Financial services companies should also build operational
resilience into their cloud strategy. This can be done by
utilising multi-cloud or hybrid-cloud architectures, which
reduces the reliance on one specific CPS, adding an extra layer
of protection when one cloud provider suffers downtime. It is
also important for businesses to have robust, regularly tested
disaster recovery and incident response plans in place, to
minimise the effect of any downtime and ensure that the system is
back up and running as quickly as possible.
To be cyber resilient, firms need to be flexible with their cloud
partners. Cloud migration is a long and complex process, but
PS21/3 demands that firms have credible exit plans if they need
to switch providers or revert to on-premises solutions. Given the
complexity of cloud environments, ensuring data portability and
minimal disruption during a transition is a significant
challenge. To make this transition as smooth as possible,
financial institutions must maintain comprehensive documentation
of cloud configurations and establish a phased exit plan with
clear milestones and contingency measures.
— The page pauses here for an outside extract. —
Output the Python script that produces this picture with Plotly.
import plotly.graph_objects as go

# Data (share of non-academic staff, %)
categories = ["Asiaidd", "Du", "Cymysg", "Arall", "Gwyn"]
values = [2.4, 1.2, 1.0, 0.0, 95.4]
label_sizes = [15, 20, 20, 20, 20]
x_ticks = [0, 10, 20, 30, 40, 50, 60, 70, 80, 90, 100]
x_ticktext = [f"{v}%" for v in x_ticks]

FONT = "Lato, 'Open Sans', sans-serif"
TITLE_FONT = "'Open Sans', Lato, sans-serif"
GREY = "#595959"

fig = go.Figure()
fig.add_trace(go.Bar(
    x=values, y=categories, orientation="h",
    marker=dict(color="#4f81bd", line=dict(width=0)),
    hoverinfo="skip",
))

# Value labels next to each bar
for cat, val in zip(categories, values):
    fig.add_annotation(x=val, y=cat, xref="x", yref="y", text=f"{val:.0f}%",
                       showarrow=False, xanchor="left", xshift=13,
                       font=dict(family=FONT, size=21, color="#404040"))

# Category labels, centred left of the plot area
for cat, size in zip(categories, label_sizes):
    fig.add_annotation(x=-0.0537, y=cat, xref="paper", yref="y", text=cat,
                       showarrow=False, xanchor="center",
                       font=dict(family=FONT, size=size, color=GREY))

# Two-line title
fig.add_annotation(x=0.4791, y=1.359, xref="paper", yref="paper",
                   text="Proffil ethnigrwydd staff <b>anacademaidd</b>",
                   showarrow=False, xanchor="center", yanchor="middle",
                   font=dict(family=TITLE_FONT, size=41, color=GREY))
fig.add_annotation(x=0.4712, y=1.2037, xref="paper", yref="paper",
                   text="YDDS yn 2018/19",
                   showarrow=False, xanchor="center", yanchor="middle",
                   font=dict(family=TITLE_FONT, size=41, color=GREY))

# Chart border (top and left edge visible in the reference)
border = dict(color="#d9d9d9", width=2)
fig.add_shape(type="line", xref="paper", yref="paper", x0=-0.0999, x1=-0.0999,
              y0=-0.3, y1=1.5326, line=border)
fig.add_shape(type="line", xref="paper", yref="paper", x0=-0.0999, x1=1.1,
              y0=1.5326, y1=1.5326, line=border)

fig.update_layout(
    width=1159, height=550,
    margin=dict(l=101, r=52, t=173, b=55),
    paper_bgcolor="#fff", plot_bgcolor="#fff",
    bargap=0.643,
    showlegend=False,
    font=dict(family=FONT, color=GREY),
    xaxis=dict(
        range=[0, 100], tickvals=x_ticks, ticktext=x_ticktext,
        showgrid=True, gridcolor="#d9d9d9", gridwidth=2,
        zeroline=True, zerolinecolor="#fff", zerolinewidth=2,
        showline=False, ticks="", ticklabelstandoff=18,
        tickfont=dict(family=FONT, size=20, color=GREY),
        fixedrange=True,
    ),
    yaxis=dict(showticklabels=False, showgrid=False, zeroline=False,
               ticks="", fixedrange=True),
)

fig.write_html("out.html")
PS21/3 presents both a compliance challenge and an opportunity
for financial institutions to strengthen their cloud strategies.
By proactively addressing third-party risk, operational
resilience, exit planning, and data security, firms can meet
regulatory expectations and enhance trust, agility, and
competitiveness in an increasingly digital landscape.
As cloud adoption continues to evolve, financial institutions
must adopt a strategic, risk-aware approach to cloud computing,
ensuring compliance without compromising innovation.